Your goal: Give back exactly the lines from the beginning of the listing below to the line holding "patCanvas, repeat: 'repeat'", both ends included; the pictures stay out.

Records provided:
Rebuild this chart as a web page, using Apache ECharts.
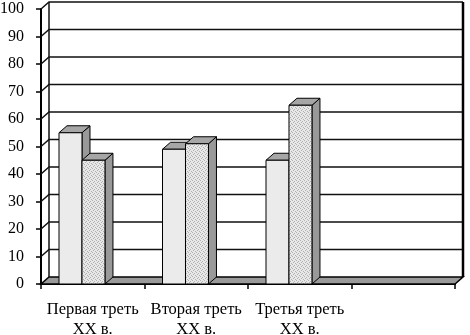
<!DOCTYPE html>
<html>
<head>
<meta charset="utf-8">
<script src="https://cdn.jsdelivr.net/npm/echarts@6/dist/echarts.min.js"></script>
<style>
  html, body { margin: 0; padding: 0; background: #fff; }
  #chart { width: 470px; height: 335px; }
</style>
</head>
<body>
<div id="chart"></div>
<script>
// данные диаграммы
const categories = ['Первая треть\nXX в.', 'Вторая треть\nXX в.', 'Третья треть\nXX в.', '']
const seriesA = [55, 49, 45]
const seriesB = [45, 51, 65]
const yTicks = [0, 10, 20, 30, 40, 50, 60, 70, 80, 90, 100]

const DX = 8 // глубина по x
const DY = 7 // глубина по y
const FONT = '"Liberation Serif", "DejaVu Serif", serif'

// штриховка для второго ряда
const patCanvas = document.createElement('canvas')
patCanvas.width = 4
patCanvas.height = 4
const pctx = patCanvas.getContext('2d')
pctx.fillStyle = '#e8e8e8'
pctx.fillRect(0, 0, 4, 4)
pctx.fillStyle = '#b0b0b0'
pctx.fillRect(0, 0, 1, 1)
pctx.fillRect(2, 1, 1, 1)
pctx.fillRect(1, 2, 1, 1)
pctx.fillRect(3, 3, 1, 1)
const hatch = { image: patCanvas, repeat: 'repeat' }

// стенки, пол и линии сетки
const renderWall = (params, api) => {
  const cs = params.coordSys
  const v = api.value(0)
  const y = api.coord([0, v])[1]
  const x0 = cs.x
  const x1 = cs.x + cs.width
  const children = []
  if (v === 0) {
    children.push({
      type: 'polygon',
      shape: { points: [[x0, y], [x1, y], [x1 + DX, y - DY], [x0 + DX, y - DY]] },
      style: { fill: '#9a9a9a', stroke: '#000', lineWidth: 1.5 }
    })
    return { type: 'group', children }
  }
  children.push({
    type: 'polyline',
    shape: { points: [[x0, y], [x0 + DX, y - DY], [x1 + DX, y - DY]] },
    style: { fill: null, stroke: '#111', lineWidth: 1.5 }
  })
  if (v === 100) {
    const yb = api.coord([0, 0])[1]
    children.push({
      type: 'line',
      shape: { x1: x0 + DX, y1: y - DY, x2: x0 + DX, y2: yb - DY },
      style: { stroke: '#111', lineWidth: 1.5 }
    })
    children.push({
      type: 'line',
      shape: { x1: x1 + DX, y1: y - DY, x2: x1 + DX, y2: yb - DY },
      style: { stroke: '#000', lineWidth: 2.5 }
    })
  }
  return { type: 'group', children }
}

// объёмный столбик
const makeBar = (offset, frontFill) => (params, api) => {
  const idx = api.value(0)
  const band = api.size([1, 0])[0]
  const w = band * 0.222
  const left = api.coord([idx, 0])[0] - band / 2 + band * offset
  const top = api.coord([idx, api.value(1)])[1]
  const base = api.coord([idx, 0])[1]
  const r = left + w
  return {
    type: 'group',
    children: [
      {
        type: 'polygon',
        shape: { points: [[r, base], [r, top], [r + DX, top - DY], [r + DX, base - DY]] },
        style: { fill: '#999', stroke: '#000', lineWidth: 1 }
      },
      {
        type: 'polygon',
        shape: { points: [[left, top], [r, top], [r + DX, top - DY], [left + DX, top - DY]] },
        style: { fill: '#a6a6a6', stroke: '#000', lineWidth: 1 }
      },
      {
        type: 'rect',
        shape: { x: left, y: top, width: w, height: base - top },
        style: { fill: frontFill, stroke: '#000', lineWidth: 1 }
      }
    ]
  }
}

const chart = echarts.init(document.getElementById('chart'))
chart.setOption({
  animation: false,
  grid: { left: 41, right: 15, top: 9, bottom: 51, outerBoundsMode: 'none' },
  xAxis: {
    type: 'category',
    data: categories,
    axisLine: { lineStyle: { color: '#000', width: 2 } },
    axisTick: { show: true, length: 5, lineStyle: { color: '#000', width: 1.5 } },
    axisLabel: { margin: 16, color: '#000', fontFamily: FONT, fontSize: 16.5, lineHeight: 20, interval: 0 },
    splitLine: { show: false }
  },
  yAxis: {
    type: 'value',
    min: 0,
    max: 100,
    interval: 10,
    axisLine: { show: true, lineStyle: { color: '#000', width: 2 } },
    axisTick: { show: true, length: 5, lineStyle: { color: '#000', width: 1.5 } },
    axisLabel: { margin: 17, color: '#000', fontFamily: FONT, fontSize: 16 },
    splitLine: { show: false }
  },
  series: [
    {
      type: 'custom',
      renderItem: renderWall,
      data: yTicks.map(v => [v]),
      encode: { y: 0 },
      z: 1,
      silent: true
    },
    {
      type: 'custom',
      renderItem: makeBar(0.174, '#ebebeb'),
      data: seriesA.map((v, i) => [i, v]),
      encode: { x: 0, y: 1 },
      z: 2
    },
    {
      type: 'custom',
      renderItem: makeBar(0.396, hatch),
      data: seriesB.map((v, i) => [i, v]),
      encode: { x: 0, y: 1 },
      z: 3
    }
  ]
})
</script>
</body>
</html>
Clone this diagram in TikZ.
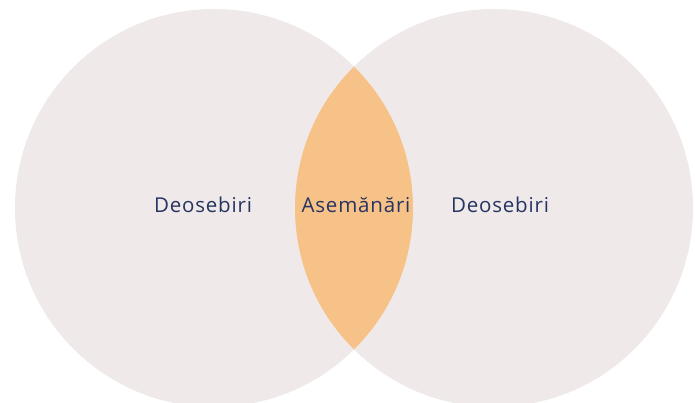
\documentclass[tikz,border=0pt]{standalone}
\usepackage{fontspec}
\setmainfont{Open Sans}[LetterSpace=4]
\definecolor{cerc}{RGB}{240,233,233}
\definecolor{lentila}{RGB}{246,194,136}
\definecolor{text}{RGB}{38,52,98}
\tikzset{eticheta/.style={text=text,font=\fontsize{20.5}{24}\selectfont}}
\begin{document}
\begin{tikzpicture}[x=1pt,y=-1pt]
        \useasboundingbox[fill=white] (0,0) rectangle (695,403);
        % Cercurile
        \fill[cerc] (214,208) circle (199);
        \fill[cerc] (494,208) circle (199);
        
        % Intersectia
        \begin{scope}
            \clip (214,208) circle (199);
            \fill[lentila] (494,208) circle (199);
        \end{scope}
        
        % Etichete
        \node[eticheta] (stanga) at (203,205) {Deosebiri};
        \node[eticheta] (mijloc) at (356,205) {Asemănări};
        \node[eticheta] (dreapta) at (500,205) {Deosebiri};
    \end{tikzpicture}
\end{document}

Complete output:
Rebuild this chart as a web page, using Apache ECharts.
<!DOCTYPE html>
<html>
<head>
<meta charset="utf-8">
<script src="https://cdn.jsdelivr.net/npm/echarts@6/dist/echarts.min.js"></script>
<style>
  html, body { margin: 0; padding: 0; background: #fff; }
  #chart { width: 470px; height: 335px; }
</style>
</head>
<body>
<div id="chart"></div>
<script>
// данные диаграммы
const categories = ['Первая треть\nXX в.', 'Вторая треть\nXX в.', 'Третья треть\nXX в.', '']
const seriesA = [55, 49, 45]
const seriesB = [45, 51, 65]
const yTicks = [0, 10, 20, 30, 40, 50, 60, 70, 80, 90, 100]

const DX = 8 // глубина по x
const DY = 7 // глубина по y
const FONT = '"Liberation Serif", "DejaVu Serif", serif'

// штриховка для второго ряда
const patCanvas = document.createElement('canvas')
patCanvas.width = 4
patCanvas.height = 4
const pctx = patCanvas.getContext('2d')
pctx.fillStyle = '#e8e8e8'
pctx.fillRect(0, 0, 4, 4)
pctx.fillStyle = '#b0b0b0'
pctx.fillRect(0, 0, 1, 1)
pctx.fillRect(2, 1, 1, 1)
pctx.fillRect(1, 2, 1, 1)
pctx.fillRect(3, 3, 1, 1)
const hatch = { image: patCanvas, repeat: 'repeat' }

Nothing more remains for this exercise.